WORK REQUIRED: Repeat only the lines below from the one that contains "Write the matplotlib code for this chart." through the final line, exactly. Omit pictures.

------------------------------------

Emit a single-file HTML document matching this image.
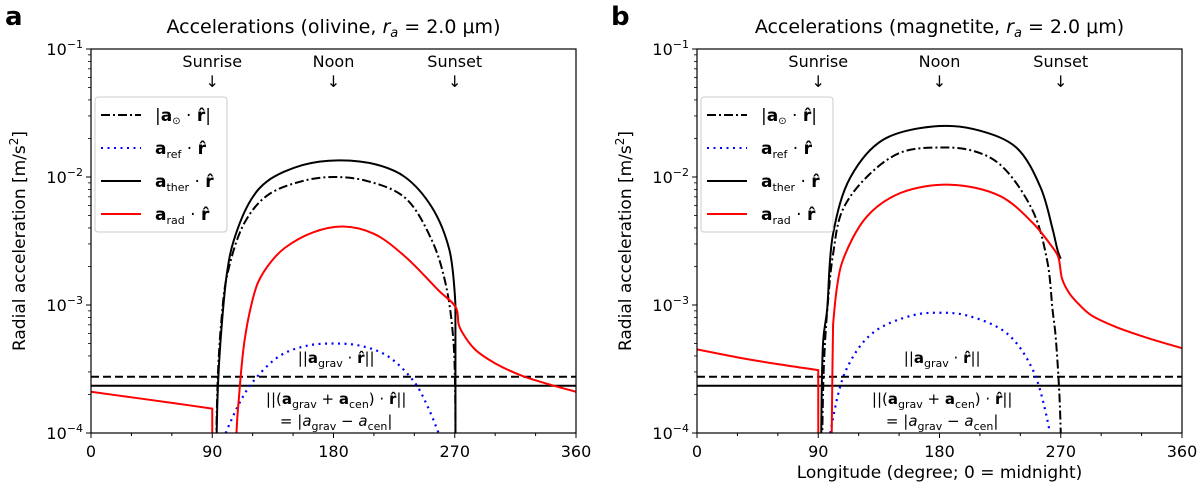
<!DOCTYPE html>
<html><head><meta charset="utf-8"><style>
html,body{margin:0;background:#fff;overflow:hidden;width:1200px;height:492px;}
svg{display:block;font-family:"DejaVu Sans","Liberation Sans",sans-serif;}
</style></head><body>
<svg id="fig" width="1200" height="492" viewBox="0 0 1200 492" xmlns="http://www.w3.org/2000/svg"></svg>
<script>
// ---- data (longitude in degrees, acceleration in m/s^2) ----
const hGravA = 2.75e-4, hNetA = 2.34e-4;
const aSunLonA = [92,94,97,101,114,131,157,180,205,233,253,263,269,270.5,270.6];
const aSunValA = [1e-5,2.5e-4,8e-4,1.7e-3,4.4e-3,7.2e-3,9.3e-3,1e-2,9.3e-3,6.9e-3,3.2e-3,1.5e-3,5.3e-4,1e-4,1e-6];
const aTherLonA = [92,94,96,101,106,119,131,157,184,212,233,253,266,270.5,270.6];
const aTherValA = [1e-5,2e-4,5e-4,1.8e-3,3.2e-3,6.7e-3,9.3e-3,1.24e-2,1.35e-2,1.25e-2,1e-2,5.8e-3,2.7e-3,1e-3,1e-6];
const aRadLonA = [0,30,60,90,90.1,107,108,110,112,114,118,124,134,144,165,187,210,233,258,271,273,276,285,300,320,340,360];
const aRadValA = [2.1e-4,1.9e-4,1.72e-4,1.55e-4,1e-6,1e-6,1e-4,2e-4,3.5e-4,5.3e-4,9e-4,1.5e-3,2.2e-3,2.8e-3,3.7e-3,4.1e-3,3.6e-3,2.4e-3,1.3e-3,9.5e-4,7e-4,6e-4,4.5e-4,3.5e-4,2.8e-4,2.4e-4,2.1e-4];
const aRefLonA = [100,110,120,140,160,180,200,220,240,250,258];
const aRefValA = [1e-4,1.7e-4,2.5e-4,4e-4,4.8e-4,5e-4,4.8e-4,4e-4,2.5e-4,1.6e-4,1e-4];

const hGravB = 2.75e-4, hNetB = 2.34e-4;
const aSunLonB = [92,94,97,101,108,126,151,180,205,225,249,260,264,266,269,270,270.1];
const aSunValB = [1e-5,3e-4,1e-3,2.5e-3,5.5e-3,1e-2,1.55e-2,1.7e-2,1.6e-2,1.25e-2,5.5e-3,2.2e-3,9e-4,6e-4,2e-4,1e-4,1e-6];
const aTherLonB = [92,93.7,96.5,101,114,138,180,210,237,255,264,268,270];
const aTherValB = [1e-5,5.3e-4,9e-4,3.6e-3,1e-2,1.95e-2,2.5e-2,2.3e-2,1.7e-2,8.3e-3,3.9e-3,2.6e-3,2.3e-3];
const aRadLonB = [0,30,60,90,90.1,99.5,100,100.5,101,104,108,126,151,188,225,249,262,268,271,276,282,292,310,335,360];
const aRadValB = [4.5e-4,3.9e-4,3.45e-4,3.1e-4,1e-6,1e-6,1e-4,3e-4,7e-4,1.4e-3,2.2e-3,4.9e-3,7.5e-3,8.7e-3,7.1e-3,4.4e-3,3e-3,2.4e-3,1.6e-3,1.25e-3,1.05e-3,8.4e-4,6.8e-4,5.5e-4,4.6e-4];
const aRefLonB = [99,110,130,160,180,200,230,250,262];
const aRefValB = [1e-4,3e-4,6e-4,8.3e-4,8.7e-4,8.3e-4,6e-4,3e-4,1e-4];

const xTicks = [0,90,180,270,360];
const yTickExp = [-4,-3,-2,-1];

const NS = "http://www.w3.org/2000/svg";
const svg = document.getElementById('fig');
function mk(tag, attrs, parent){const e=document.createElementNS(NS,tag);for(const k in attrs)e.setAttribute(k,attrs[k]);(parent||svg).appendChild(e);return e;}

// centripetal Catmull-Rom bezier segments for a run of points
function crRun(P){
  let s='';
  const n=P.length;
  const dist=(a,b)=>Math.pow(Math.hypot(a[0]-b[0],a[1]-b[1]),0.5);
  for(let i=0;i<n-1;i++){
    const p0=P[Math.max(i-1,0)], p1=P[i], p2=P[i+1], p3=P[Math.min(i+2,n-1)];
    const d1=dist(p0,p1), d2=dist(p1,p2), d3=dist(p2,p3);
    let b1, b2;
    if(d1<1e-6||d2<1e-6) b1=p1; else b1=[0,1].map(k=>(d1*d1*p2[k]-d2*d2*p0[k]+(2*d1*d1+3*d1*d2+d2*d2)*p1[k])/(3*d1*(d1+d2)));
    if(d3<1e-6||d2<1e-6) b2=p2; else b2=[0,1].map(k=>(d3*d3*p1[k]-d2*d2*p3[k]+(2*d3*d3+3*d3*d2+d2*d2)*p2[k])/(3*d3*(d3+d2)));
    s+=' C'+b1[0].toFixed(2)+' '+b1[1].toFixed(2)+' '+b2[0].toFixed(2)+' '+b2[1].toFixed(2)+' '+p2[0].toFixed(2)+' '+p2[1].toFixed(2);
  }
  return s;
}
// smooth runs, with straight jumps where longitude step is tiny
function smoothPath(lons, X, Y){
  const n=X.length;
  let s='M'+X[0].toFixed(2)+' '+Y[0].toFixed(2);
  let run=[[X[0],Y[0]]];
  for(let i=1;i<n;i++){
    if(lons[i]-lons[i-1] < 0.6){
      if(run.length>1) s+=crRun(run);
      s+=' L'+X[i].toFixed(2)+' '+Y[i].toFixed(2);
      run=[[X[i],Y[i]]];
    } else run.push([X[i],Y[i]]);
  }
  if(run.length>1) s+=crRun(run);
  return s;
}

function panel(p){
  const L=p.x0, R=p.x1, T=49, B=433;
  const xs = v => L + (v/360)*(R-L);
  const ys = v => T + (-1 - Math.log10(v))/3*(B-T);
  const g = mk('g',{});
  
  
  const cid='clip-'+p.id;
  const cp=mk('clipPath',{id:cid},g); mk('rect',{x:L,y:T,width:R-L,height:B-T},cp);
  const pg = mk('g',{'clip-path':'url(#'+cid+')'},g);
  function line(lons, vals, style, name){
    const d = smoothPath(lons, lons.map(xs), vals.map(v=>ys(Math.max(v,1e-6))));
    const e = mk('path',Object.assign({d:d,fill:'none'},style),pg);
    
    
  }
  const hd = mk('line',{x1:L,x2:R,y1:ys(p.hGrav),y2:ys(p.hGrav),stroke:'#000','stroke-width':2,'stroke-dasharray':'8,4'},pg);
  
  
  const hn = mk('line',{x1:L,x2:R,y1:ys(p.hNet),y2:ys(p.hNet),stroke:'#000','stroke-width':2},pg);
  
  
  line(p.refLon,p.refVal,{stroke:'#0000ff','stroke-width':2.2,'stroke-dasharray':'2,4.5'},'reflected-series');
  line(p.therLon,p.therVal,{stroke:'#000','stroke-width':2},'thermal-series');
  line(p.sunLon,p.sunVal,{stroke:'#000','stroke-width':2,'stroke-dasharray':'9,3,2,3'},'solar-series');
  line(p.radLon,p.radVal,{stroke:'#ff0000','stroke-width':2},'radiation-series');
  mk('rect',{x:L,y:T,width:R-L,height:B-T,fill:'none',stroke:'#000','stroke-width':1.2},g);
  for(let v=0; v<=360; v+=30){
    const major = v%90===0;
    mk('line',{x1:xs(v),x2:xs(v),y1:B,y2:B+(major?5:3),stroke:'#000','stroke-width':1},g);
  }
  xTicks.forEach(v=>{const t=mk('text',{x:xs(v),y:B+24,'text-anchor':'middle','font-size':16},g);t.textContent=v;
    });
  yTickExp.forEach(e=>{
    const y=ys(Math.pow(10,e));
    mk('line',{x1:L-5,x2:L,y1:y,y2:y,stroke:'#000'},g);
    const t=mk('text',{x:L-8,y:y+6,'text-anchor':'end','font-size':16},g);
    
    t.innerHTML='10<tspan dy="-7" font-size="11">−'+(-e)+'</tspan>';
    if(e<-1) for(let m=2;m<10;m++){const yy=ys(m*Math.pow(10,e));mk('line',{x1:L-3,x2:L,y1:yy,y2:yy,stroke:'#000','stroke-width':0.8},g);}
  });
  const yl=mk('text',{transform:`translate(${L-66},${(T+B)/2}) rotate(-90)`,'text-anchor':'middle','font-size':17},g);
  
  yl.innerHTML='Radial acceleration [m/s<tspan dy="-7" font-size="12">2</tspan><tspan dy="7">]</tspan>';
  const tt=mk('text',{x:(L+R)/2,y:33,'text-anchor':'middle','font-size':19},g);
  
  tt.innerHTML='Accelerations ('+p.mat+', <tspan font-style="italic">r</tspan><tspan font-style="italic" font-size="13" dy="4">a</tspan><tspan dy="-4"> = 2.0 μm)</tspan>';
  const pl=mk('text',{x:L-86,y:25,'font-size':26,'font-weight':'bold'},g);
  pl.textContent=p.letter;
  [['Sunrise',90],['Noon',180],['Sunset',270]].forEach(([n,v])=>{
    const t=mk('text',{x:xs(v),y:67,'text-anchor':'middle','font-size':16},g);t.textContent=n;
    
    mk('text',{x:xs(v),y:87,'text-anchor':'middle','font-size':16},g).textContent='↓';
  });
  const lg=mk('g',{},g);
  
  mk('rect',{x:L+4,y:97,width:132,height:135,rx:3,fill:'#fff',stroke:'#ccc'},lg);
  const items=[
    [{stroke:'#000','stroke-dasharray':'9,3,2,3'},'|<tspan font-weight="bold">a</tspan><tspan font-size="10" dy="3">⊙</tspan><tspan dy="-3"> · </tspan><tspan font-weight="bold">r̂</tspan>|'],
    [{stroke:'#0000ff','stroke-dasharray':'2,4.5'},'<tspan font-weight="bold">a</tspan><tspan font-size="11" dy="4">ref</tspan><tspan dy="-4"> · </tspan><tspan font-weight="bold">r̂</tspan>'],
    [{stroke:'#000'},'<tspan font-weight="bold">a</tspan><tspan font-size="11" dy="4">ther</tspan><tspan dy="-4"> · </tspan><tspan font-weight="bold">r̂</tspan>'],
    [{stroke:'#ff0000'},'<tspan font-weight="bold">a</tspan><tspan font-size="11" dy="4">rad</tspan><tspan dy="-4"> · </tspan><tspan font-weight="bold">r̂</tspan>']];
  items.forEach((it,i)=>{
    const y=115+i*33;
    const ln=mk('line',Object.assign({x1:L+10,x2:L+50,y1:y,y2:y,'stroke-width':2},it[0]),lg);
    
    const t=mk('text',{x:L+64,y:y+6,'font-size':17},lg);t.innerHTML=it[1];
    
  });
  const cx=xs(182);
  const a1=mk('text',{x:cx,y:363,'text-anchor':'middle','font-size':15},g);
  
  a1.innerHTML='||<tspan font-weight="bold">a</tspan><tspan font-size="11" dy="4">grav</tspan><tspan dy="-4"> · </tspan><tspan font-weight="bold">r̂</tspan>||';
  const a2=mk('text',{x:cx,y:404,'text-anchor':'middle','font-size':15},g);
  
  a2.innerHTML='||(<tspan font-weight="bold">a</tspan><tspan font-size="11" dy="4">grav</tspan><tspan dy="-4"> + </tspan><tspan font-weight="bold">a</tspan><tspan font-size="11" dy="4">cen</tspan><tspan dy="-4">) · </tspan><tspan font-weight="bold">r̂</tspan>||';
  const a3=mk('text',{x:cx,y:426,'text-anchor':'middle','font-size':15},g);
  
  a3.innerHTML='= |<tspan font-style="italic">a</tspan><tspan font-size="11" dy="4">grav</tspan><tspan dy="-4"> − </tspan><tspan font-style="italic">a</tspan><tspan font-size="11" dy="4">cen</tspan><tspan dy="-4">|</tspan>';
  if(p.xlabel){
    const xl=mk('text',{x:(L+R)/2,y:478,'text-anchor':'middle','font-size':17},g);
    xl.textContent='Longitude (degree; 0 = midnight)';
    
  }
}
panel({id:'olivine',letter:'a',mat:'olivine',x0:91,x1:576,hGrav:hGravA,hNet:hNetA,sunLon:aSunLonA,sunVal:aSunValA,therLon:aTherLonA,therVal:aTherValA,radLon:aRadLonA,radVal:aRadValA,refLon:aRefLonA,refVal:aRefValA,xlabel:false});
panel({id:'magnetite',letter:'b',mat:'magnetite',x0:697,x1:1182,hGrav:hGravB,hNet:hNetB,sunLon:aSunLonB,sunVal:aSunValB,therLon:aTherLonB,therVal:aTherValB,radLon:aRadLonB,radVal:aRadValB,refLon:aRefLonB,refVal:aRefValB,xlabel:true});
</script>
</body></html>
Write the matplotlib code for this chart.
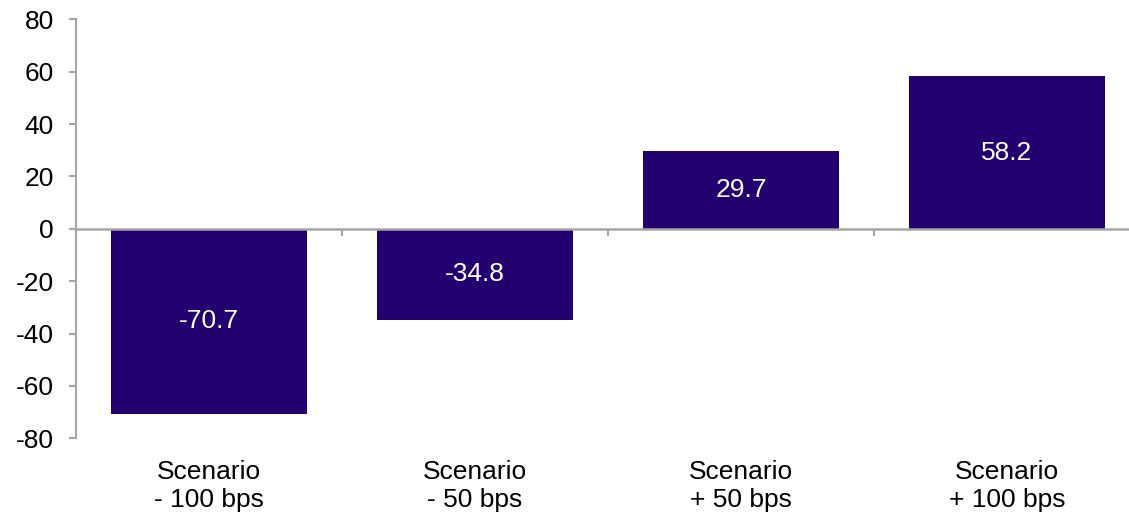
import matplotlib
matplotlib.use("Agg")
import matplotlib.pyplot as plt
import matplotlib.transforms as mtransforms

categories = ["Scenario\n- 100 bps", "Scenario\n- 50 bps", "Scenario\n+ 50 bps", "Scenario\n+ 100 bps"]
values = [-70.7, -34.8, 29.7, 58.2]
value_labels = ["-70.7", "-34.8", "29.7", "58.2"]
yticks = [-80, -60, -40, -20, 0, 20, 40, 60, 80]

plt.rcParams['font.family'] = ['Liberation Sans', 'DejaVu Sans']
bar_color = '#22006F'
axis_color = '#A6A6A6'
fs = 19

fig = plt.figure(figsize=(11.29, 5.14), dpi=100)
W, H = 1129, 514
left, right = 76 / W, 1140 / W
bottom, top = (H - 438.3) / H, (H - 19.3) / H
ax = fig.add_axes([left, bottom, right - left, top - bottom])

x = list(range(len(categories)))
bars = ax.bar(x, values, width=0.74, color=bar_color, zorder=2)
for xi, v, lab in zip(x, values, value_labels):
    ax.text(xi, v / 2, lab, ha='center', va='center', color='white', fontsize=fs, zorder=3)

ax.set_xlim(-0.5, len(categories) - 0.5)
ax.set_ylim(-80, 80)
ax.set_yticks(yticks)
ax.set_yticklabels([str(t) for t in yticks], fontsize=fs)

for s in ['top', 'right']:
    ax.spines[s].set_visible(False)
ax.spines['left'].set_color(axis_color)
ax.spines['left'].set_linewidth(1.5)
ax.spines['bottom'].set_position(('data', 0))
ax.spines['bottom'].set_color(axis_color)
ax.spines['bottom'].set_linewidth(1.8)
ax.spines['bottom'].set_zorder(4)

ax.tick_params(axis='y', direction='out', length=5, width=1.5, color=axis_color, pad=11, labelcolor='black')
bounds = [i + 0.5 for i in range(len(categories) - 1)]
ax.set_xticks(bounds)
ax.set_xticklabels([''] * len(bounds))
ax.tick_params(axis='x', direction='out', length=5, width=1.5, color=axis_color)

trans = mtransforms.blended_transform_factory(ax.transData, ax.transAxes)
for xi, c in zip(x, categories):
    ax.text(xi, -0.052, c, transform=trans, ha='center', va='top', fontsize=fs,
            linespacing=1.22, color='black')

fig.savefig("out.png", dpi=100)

------------------------------------

SOLUTION TO THE PROBLEM:
Write the matplotlib code for this chart.
import matplotlib
matplotlib.use("Agg")
import matplotlib.pyplot as plt
import matplotlib.transforms as mtransforms

categories = ["Scenario\n- 100 bps", "Scenario\n- 50 bps", "Scenario\n+ 50 bps", "Scenario\n+ 100 bps"]
values = [-70.7, -34.8, 29.7, 58.2]
value_labels = ["-70.7", "-34.8", "29.7", "58.2"]
yticks = [-80, -60, -40, -20, 0, 20, 40, 60, 80]

plt.rcParams['font.family'] = ['Liberation Sans', 'DejaVu Sans']
bar_color = '#22006F'
axis_color = '#A6A6A6'
fs = 19

fig = plt.figure(figsize=(11.29, 5.14), dpi=100)
W, H = 1129, 514
left, right = 76 / W, 1140 / W
bottom, top = (H - 438.3) / H, (H - 19.3) / H
ax = fig.add_axes([left, bottom, right - left, top - bottom])

x = list(range(len(categories)))
bars = ax.bar(x, values, width=0.74, color=bar_color, zorder=2)
for xi, v, lab in zip(x, values, value_labels):
    ax.text(xi, v / 2, lab, ha='center', va='center', color='white', fontsize=fs, zorder=3)

ax.set_xlim(-0.5, len(categories) - 0.5)
ax.set_ylim(-80, 80)
ax.set_yticks(yticks)
ax.set_yticklabels([str(t) for t in yticks], fontsize=fs)

for s in ['top', 'right']:
    ax.spines[s].set_visible(False)
ax.spines['left'].set_color(axis_color)
ax.spines['left'].set_linewidth(1.5)
ax.spines['bottom'].set_position(('data', 0))
ax.spines['bottom'].set_color(axis_color)
ax.spines['bottom'].set_linewidth(1.8)
ax.spines['bottom'].set_zorder(4)

ax.tick_params(axis='y', direction='out', length=5, width=1.5, color=axis_color, pad=11, labelcolor='black')
bounds = [i + 0.5 for i in range(len(categories) - 1)]
ax.set_xticks(bounds)
ax.set_xticklabels([''] * len(bounds))
ax.tick_params(axis='x', direction='out', length=5, width=1.5, color=axis_color)

trans = mtransforms.blended_transform_factory(ax.transData, ax.transAxes)
for xi, c in zip(x, categories):
    ax.text(xi, -0.052, c, transform=trans, ha='center', va='top', fontsize=fs,
            linespacing=1.22, color='black')

fig.savefig("out.png", dpi=100)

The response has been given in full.